Provided entries:
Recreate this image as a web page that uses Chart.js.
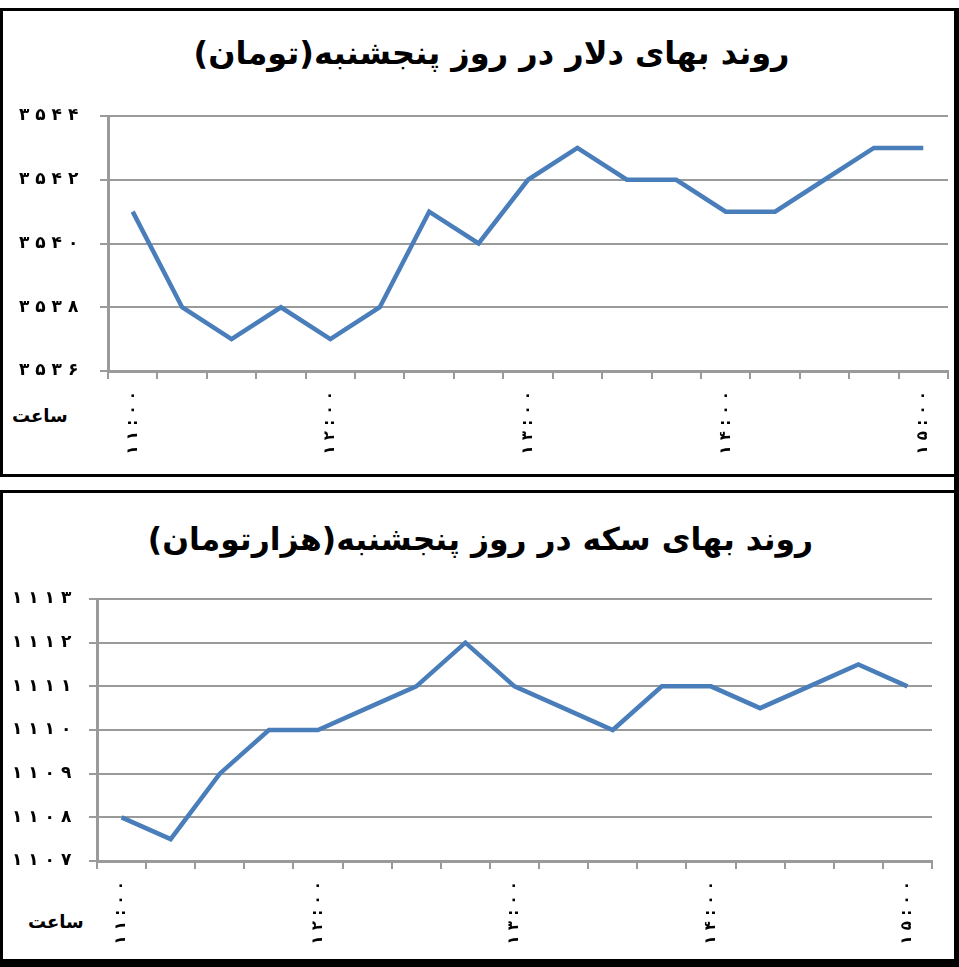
<!DOCTYPE html>
<html>
<head>
<meta charset="utf-8">
<script src="https://cdn.jsdelivr.net/npm/chart.js@4/dist/chart.umd.min.js"></script>
<style>
  html, body { margin: 0; padding: 0; background: #fff; }
  body { width: 959px; height: 967px; position: relative; overflow: hidden; font-family: "DejaVu Sans", sans-serif; }
  .box { position: absolute; border: 3px solid #000; border-right: none; box-sizing: border-box; }
  .title { position: absolute; width: 955px; text-align: center; font-weight: bold; font-size: 32px; direction: rtl; color: #000; }
  .unit { position: absolute; font-weight: bold; font-size: 18px; direction: rtl; color: #000; }
  canvas { position: absolute; }
</style>
</head>
<body>
<div class="box" style="left:0;top:8px;width:955px;height:469px;"></div>
<div class="box" style="left:0;top:490px;width:955px;height:472px;"></div>
<div style="position:absolute;left:954px;top:8px;width:5px;height:959px;background:#000;"></div>
<div style="position:absolute;left:0;top:962px;width:959px;height:5px;background:#000;"></div>

<div class="title" id="t1" style="left:14px;top:34px;">روند بهای دلار در روز پنجشنبه(تومان)</div>
<div class="title" id="t2" style="left:3px;top:521px;font-size:31.4px;">روند بهای سکه در روز پنجشنبه(هزارتومان)</div>
<div class="unit" style="left:12px;top:405px;">ساعت</div>
<div class="unit" style="left:28px;top:911px;">ساعت</div>

<div style="position:absolute;left:0;top:100px;width:955px;height:370px;"><canvas id="c1" width="955" height="370"></canvas></div>
<div style="position:absolute;left:0;top:585px;width:955px;height:375px;"><canvas id="c2" width="955" height="375"></canvas></div>

<script>
// Categories: quarter-hour times (only full hours are labelled)
const times = ['۱۱:۰۰','۱۱:۱۵','۱۱:۳۰','۱۱:۴۵','۱۲:۰۰','۱۲:۱۵','۱۲:۳۰','۱۲:۴۵','۱۳:۰۰','۱۳:۱۵','۱۳:۳۰','۱۳:۴۵','۱۴:۰۰','۱۴:۱۵','۱۴:۳۰','۱۴:۴۵','۱۵:۰۰'];
// Dollar price (toman)
const dollar = [3541, 3538, 3537, 3538, 3537, 3538, 3541, 3540, 3542, 3543, 3542, 3542, 3541, 3541, 3542, 3543, 3543];
// Coin price (thousand toman)
const coin = [1108, 1107.5, 1109, 1110, 1110, 1110.5, 1111, 1112, 1111, 1110.5, 1110, 1111, 1111, 1110.5, 1111, 1111.5, 1111];
// Y axis ranges
const dollarTicks = { min: 3536, max: 3544, step: 2 };
const coinTicks = { min: 1107, max: 1113, step: 1 };

const faDigits = '۰۱۲۳۴۵۶۷۸۹';
const toFa = v => String(v).replace(/\d/g, d => faDigits[d]);
const spaced = s => s.split('').join(' ');

const gridColor = '#9a9a9a';
const lineColor = '#4a7ebb';

function makeChart(id, data, range, axisX, labelLeft, xHeight, pad) {
  return new Chart(document.getElementById(id), {
    type: 'line',
    data: {
      labels: times,
      datasets: [{
        data: data,
        borderColor: lineColor,
        borderWidth: 4.5,
        pointRadius: 0,
        tension: 0,
        fill: false
      }]
    },
    options: {
      responsive: false,
      animation: false,
      events: [],
      layout: { padding: Object.assign({ left: labelLeft }, pad) },
      plugins: { legend: { display: false }, title: { display: false }, tooltip: { enabled: false } },
      scales: {
        x: {
          type: 'category',
          offset: true,
          grid: { offset: true, drawOnChartArea: false, drawTicks: true, tickLength: 8, color: gridColor, lineWidth: 2 },
          border: { display: true, color: gridColor, width: 3 },
          ticks: {
            autoSkip: false, maxRotation: 90, minRotation: 90, padding: 12,
            color: '#000', font: { family: 'DejaVu Sans', weight: 'bold', size: 15 },
            callback: function (val, idx) { return idx % 4 === 0 ? spaced(this.getLabelForValue(val)) : ''; }
          },
          afterFit: s => { s.height = xHeight; }
        },
        y: {
          min: range.min, max: range.max,
          grid: { color: gridColor, lineWidth: 2, tickLength: 8 },
          border: { display: true, color: gridColor, width: 3 },
          ticks: {
            stepSize: range.step, padding: 0, crossAlign: 'far', color: '#000',
            font: { family: 'DejaVu Sans', weight: 'bold', size: 17 },
            callback: v => spaced(toFa(v))
          },
          afterFit: s => { s.width = axisX - labelLeft; }
        }
      }
    }
  });
}

makeChart('c1', dollar, dollarTicks, 108, 19, 99, { top: 16, right: 7, bottom: 0 });
makeChart('c2', coin, coinTicks, 97, 12, 99, { top: 14, right: 23, bottom: 0 });
</script>
</body>
</html>
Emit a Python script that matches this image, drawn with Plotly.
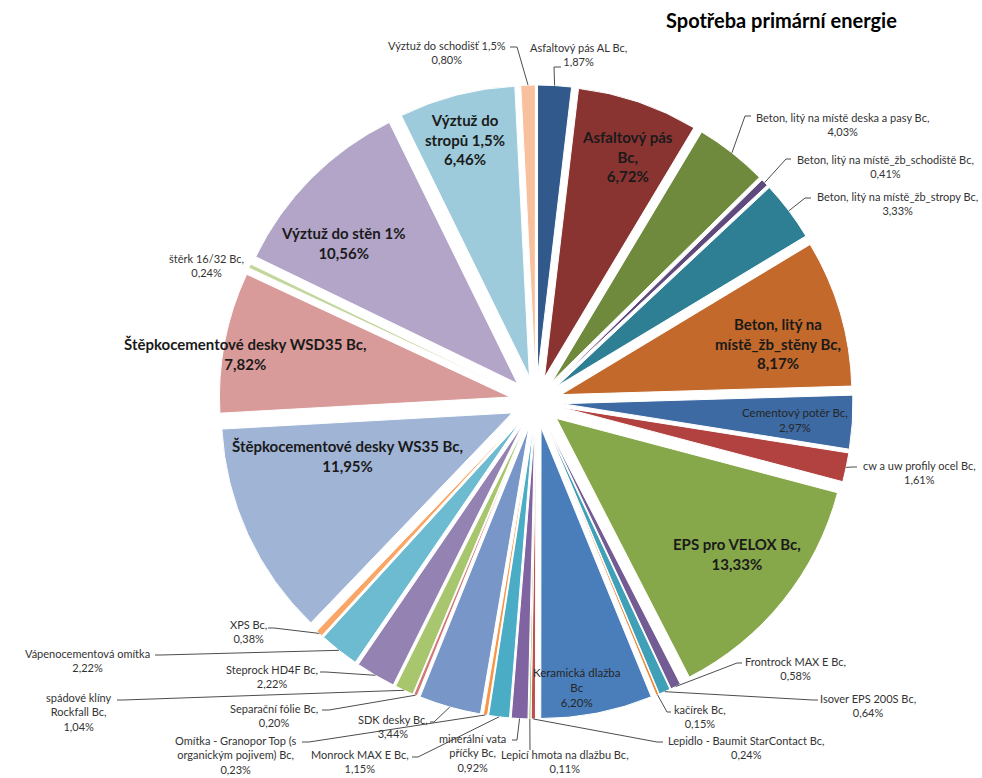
import math
import plotly.graph_objects as go

# Slices, clockwise from 12 o'clock
categories = [
    "Asfaltový pás AL Bc,",
    "Asfaltový pás Bc,",
    "Beton, litý na místě deska a pasy Bc,",
    "Beton, litý na místě_žb_schodiště Bc,",
    "Beton, litý na místě_žb_stropy Bc,",
    "Beton, litý na místě_žb_stěny Bc,",
    "Cementový potěr Bc,",
    "cw a uw profily ocel Bc,",
    "EPS pro VELOX Bc,",
    "Frontrock MAX E Bc,",
    "Isover EPS 200S Bc,",
    "kačírek Bc,",
    "Keramická dlažba Bc",
    "Lepidlo - Baumit StarContact Bc,",
    "Lepicí hmota na dlažbu Bc,",
    "minerální vata příčky Bc,",
    "Monrock MAX E Bc,",
    "Omítka - Granopor Top (s organickým pojivem) Bc,",
    "SDK desky Bc,",
    "Separační fólie Bc,",
    "spádové klíny Rockfall Bc,",
    "Steprock HD4F Bc,",
    "Vápenocementová omítka",
    "XPS Bc,",
    "Štěpkocementové desky WS35 Bc,",
    "Štěpkocementové desky WSD35 Bc,",
    "štěrk 16/32 Bc,",
    "Výztuž do stěn 1%",
    "Výztuž do stropů 1,5%",
    "Výztuž do schodišť 1,5%",
]

# Share of primary energy consumption, %
values = [
    1.87, 6.72, 4.03, 0.41, 3.33, 8.17, 2.97, 1.61, 13.33, 0.58,
    0.64, 0.15, 6.20, 0.24, 0.11, 0.92, 1.15, 0.23, 3.44, 0.20,
    1.04, 2.22, 2.22, 0.38, 11.95, 7.82, 0.24, 10.56, 6.46, 0.80,
]

colors = [
    "#31598b", "#8a3432", "#6f8a3c", "#5e4a7c", "#2f7f94", "#c2692b",
    "#3d6aa3", "#b2423f", "#86a84b", "#735b94", "#3fa0b8", "#e98a3c",
    "#4a7ebb", "#c0504d", "#9bbb59", "#8064a2", "#4bacc6", "#f79646",
    "#7896c8", "#d27a77", "#a8c66e", "#9482b3", "#6cbbd0", "#f9a666",
    "#a0b4d6", "#d99b99", "#c3d69b", "#b2a5c8", "#9dcbdb", "#f9c09e",
]

title = "Spotřeba primární energie"

# ---- figure geometry (pixels) ----
W, H = 982, 778
CX, CY, REACH = 536, 402, 317   # pie centre and outer reach of pulled slices
PULL = 0.09


def fx(x):
    return x / W


def fy(y):
    return 1 - y / H


def pct(v):
    return f"{v:.2f}".replace(".", ",") + "%"


# multi-line versions of some category names
wrapped = {
    "Asfaltový pás Bc,": "Asfaltový pás<br>Bc,",
    "Beton, litý na místě_žb_stěny Bc,": "Beton, litý na<br>místě_žb_stěny Bc,",
    "Keramická dlažba Bc": "Keramická dlažba<br>Bc",
    "minerální vata příčky Bc,": "minerální vata<br>příčky Bc,",
    "Omítka - Granopor Top (s organickým pojivem) Bc,":
        "Omítka - Granopor Top (s<br>organickým pojivem) Bc,",
    "spádové klíny Rockfall Bc,": "spádové klíny<br>Rockfall Bc,",
    "Výztuž do stropů 1,5%": "Výztuž do<br>stropů 1,5%",
}

# label placement: centre of text block, style, and leader start/elbow
BIG, MID, SMALL = "big", "mid", "small"
placement = {
    "Asfaltový pás AL Bc,": ((578, 54.5), SMALL, ((561, 67), (554, 67))),
    "Asfaltový pás Bc,": ((627, 156), BIG, None),
    "Beton, litý na místě deska a pasy Bc,": ((842, 125), SMALL, ((751, 116), (745, 116))),
    "Beton, litý na místě_žb_schodiště Bc,": ((885, 166.5), SMALL, ((791, 159), (786, 159))),
    "Beton, litý na místě_žb_stropy Bc,": ((897, 203.5), SMALL, ((811, 198), (805, 198))),
    "Beton, litý na místě_žb_stěny Bc,": ((778, 344), BIG, None),
    "Cementový potěr Bc,": ((795, 420), MID, None),
    "cw a uw profily ocel Bc,": ((919, 472), SMALL, ((857, 467), (852, 467))),
    "EPS pro VELOX Bc,": ((737, 554), BIG, None),
    "Frontrock MAX E Bc,": ((795, 668), SMALL, ((742, 663), (737, 663))),
    "Isover EPS 200S Bc,": ((868, 705), SMALL, ((818, 700), (813, 700))),
    "kačírek Bc,": ((700, 716), SMALL, ((671, 712), (667, 712))),
    "Keramická dlažba Bc": ((577, 687), MID, None),
    "Lepidlo - Baumit StarContact Bc,": ((746, 747), SMALL, ((663, 742), (657, 742))),
    "Lepicí hmota na dlažbu Bc,": ((565, 761), SMALL, ((530, 750), (530, 750))),
    "minerální vata příčky Bc,": ((472, 753), SMALL, ((512, 740), (517, 740))),
    "Monrock MAX E Bc,": ((360, 761), SMALL, ((412, 757), (418, 757))),
    "Omítka - Granopor Top (s organickým pojivem) Bc,": ((236, 755), SMALL, ((302, 742), (309, 742))),
    "SDK desky Bc,": ((393, 726), SMALL, ((430, 722), (434, 722))),
    "Separační fólie Bc,": ((274, 715), SMALL, ((322, 710), (329, 710))),
    "spádové klíny Rockfall Bc,": ((79, 712), SMALL, ((117, 700), (123, 700))),
    "Steprock HD4F Bc,": ((272, 676), SMALL, ((320, 672), (326, 672))),
    "Vápenocementová omítka": ((87, 660), SMALL, ((155, 655), (161, 655))),
    "XPS Bc,": ((248, 631), SMALL, ((268, 628), (274, 628))),
    "Štěpkocementové desky WS35 Bc,": ((347, 456), BIG, None),
    "Štěpkocementové desky WSD35 Bc,": ((246, 354), BIG, None),
    "štěrk 16/32 Bc,": ((206, 266), SMALL, None),
    "Výztuž do stěn 1%": ((343, 243), BIG, None),
    "Výztuž do stropů 1,5%": ((465, 139), BIG, None),
    "Výztuž do schodišť 1,5%": ((447, 52.5), SMALL, ((510, 47), (517, 47))),
}

FONT = "Lato, 'Open Sans', sans-serif"
styles = {
    BIG: dict(family=FONT, size=15, color="#1a1a1a"),
    MID: dict(family=FONT, size=11.5, color="#262626"),
    SMALL: dict(family=FONT, size=11, color="#333333"),
}

fig = go.Figure(
    go.Pie(
        labels=categories,
        values=values,
        sort=False,
        direction="clockwise",
        rotation=0,
        pull=PULL,
        marker=dict(colors=colors, line=dict(color="white", width=1)),
        textinfo="none",
        hoverinfo="label+percent",
        showlegend=False,
        domain=dict(
            x=[(CX - REACH) / W, (CX + REACH) / W],
            y=[1 - (CY + REACH) / H, 1 - (CY - REACH) / H],
        ),
    )
)

total = sum(values)
annotations = []
shapes = []
cum = 0.0
for name, v in zip(categories, values):
    mid = 2 * math.pi * (cum + v / 2) / total
    cum += v
    # outer edge of the pulled slice along its bisector
    ex = CX + REACH * math.sin(mid)
    ey = CY - REACH * math.cos(mid)

    (lx, ly), kind, lead = placement[name]
    text = wrapped.get(name, name) + "<br>" + pct(v)
    if kind == BIG:
        text = "<b>" + text + "</b>"
    annotations.append(dict(
        x=fx(lx), y=fy(ly), xref="paper", yref="paper",
        text=text, showarrow=False, align="center",
        xanchor="center", yanchor="middle", font=styles[kind],
    ))
    if lead is not None:
        (ax, ay), (bx, by) = lead
        shapes.append(dict(
            type="path", xref="paper", yref="paper",
            path=f"M {fx(ax)},{fy(ay)} L {fx(bx)},{fy(by)} L {fx(ex)},{fy(ey)}",
            line=dict(color="#4d4d4d", width=1),
        ))

annotations.append(dict(
    x=fx(781), y=fy(20), xref="paper", yref="paper",
    text=f"<b>{title}</b>", showarrow=False,
    xanchor="center", yanchor="middle",
    font=dict(family=FONT, size=20, color="#000000"),
))

fig.update_layout(
    width=W, height=H,
    margin=dict(l=0, r=0, t=0, b=0),
    paper_bgcolor="white",
    plot_bgcolor="white",
    annotations=annotations,
    shapes=shapes,
)

fig.write_html("out.html")
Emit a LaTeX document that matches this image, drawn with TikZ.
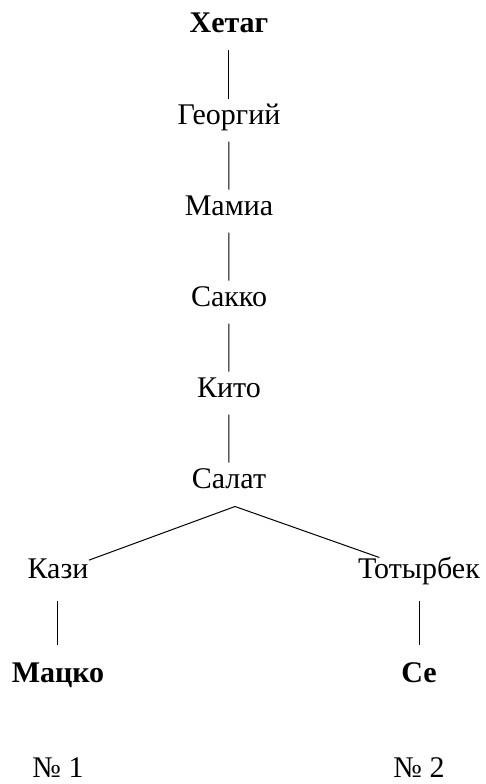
\documentclass[tikz,border=0pt]{standalone}
\usepackage{fontspec}
\setmainfont{Liberation Serif}
\usetikzlibrary{positioning}

\begin{document}
\begin{tikzpicture}[x=1pt,y=1pt,line width=1pt,
    every node/.style={font=\fontsize{30}{36}\selectfont,inner sep=0pt,text height=20pt,text depth=7pt},
    level distance=91pt,
    edge from parent/.style={draw,shorten <=10pt,shorten >=5pt},
    level 6/.style={level distance=90pt,sibling distance=361pt,
      edge from parent/.style={draw},
      edge from parent path={([xshift=6pt,yshift=-11pt]\tikzparentnode.south) -- (\tikzchildnode)}},
    level 7/.style={level distance=104pt,
      edge from parent/.style={draw,shorten <=15pt,shorten >=17pt},
      edge from parent path={(\tikzparentnode) -- (\tikzchildnode)}}]
        \useasboundingbox (-229,26.5) rectangle (257,-757.5);
        \node (khetag) {\bfseries Хетаг}
        child {node (georgy) {Георгий}
            child {node (mamia) {Мамиа}
                child {node (sakko) {Сакко}
                    child {node (kito) {Кито}
                        child {node (salat) {Салат}
                            child[xshift=9.5pt] {node (kazi) {Кази}
                                child {node (matsko) {\bfseries Мацко}}}
                            child[xshift=9.5pt] {node (totyrbek) {Тотырбек}
                                child {node (se) {\bfseries Се}}}}}}}};
        \node (no1) [below=67pt of matsko,text depth=0pt] {№ 1};
        \node (no2) [below=67pt of se,text depth=0pt] {№ 2};
      \end{tikzpicture}
\end{document}
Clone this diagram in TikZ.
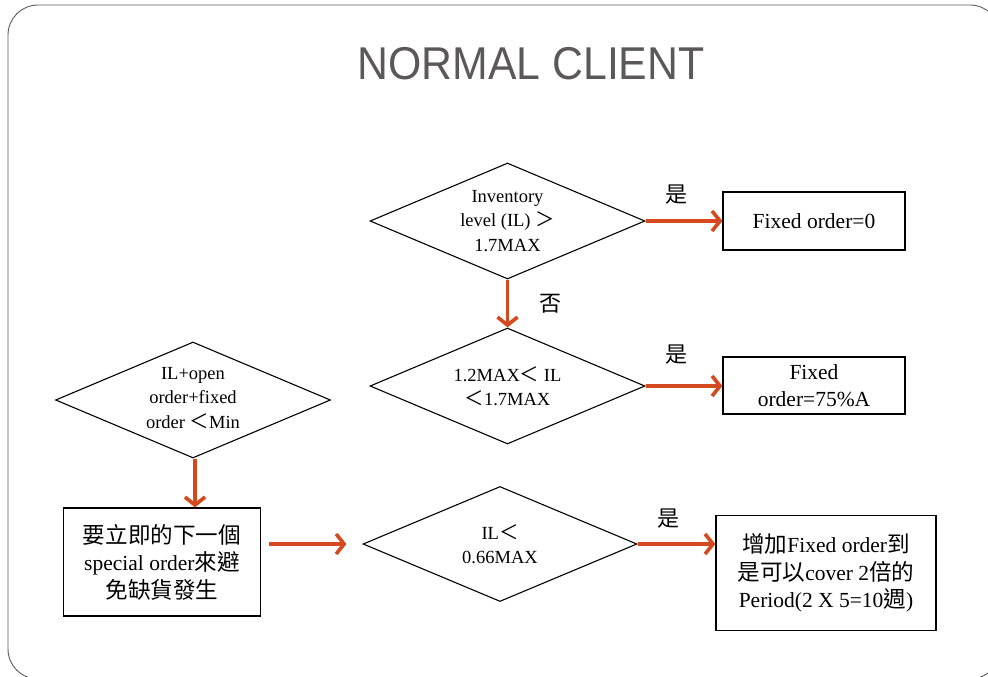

What is expected: In the copy, leave out all pictures, and retype exactly each line from the one with "Emit a LaTeX" through the last line of the entries.

Solution to this problem:
Emit a LaTeX document that matches this image, drawn with TikZ.
\documentclass[tikz,border=0pt]{standalone}
\usepackage{fontspec}
\setmainfont{Liberation Serif}
\usetikzlibrary{positioning}

\begin{document}
\begin{tikzpicture}[x=1pt,y=1pt,line width=1pt,
    every node/.style={font=\fontsize{30}{36}\selectfont,inner sep=0pt,text height=20pt,text depth=7pt},
    level distance=91pt,
    edge from parent/.style={draw,shorten <=10pt,shorten >=5pt},
    level 6/.style={level distance=90pt,sibling distance=361pt,
      edge from parent/.style={draw},
      edge from parent path={([xshift=6pt,yshift=-11pt]\tikzparentnode.south) -- (\tikzchildnode)}},
    level 7/.style={level distance=104pt,
      edge from parent/.style={draw,shorten <=15pt,shorten >=17pt},
      edge from parent path={(\tikzparentnode) -- (\tikzchildnode)}}]
        \useasboundingbox (-229,26.5) rectangle (257,-757.5);
        \node (khetag) {\bfseries Хетаг}
        child {node (georgy) {Георгий}
            child {node (mamia) {Мамиа}
                child {node (sakko) {Сакко}
                    child {node (kito) {Кито}
                        child {node (salat) {Салат}
                            child[xshift=9.5pt] {node (kazi) {Кази}
                                child {node (matsko) {\bfseries Мацко}}}
                            child[xshift=9.5pt] {node (totyrbek) {Тотырбек}
                                child {node (se) {\bfseries Се}}}}}}}};
        \node (no1) [below=67pt of matsko,text depth=0pt] {№ 1};
        \node (no2) [below=67pt of se,text depth=0pt] {№ 2};
      \end{tikzpicture}
\end{document}
Clone this diagram in TikZ.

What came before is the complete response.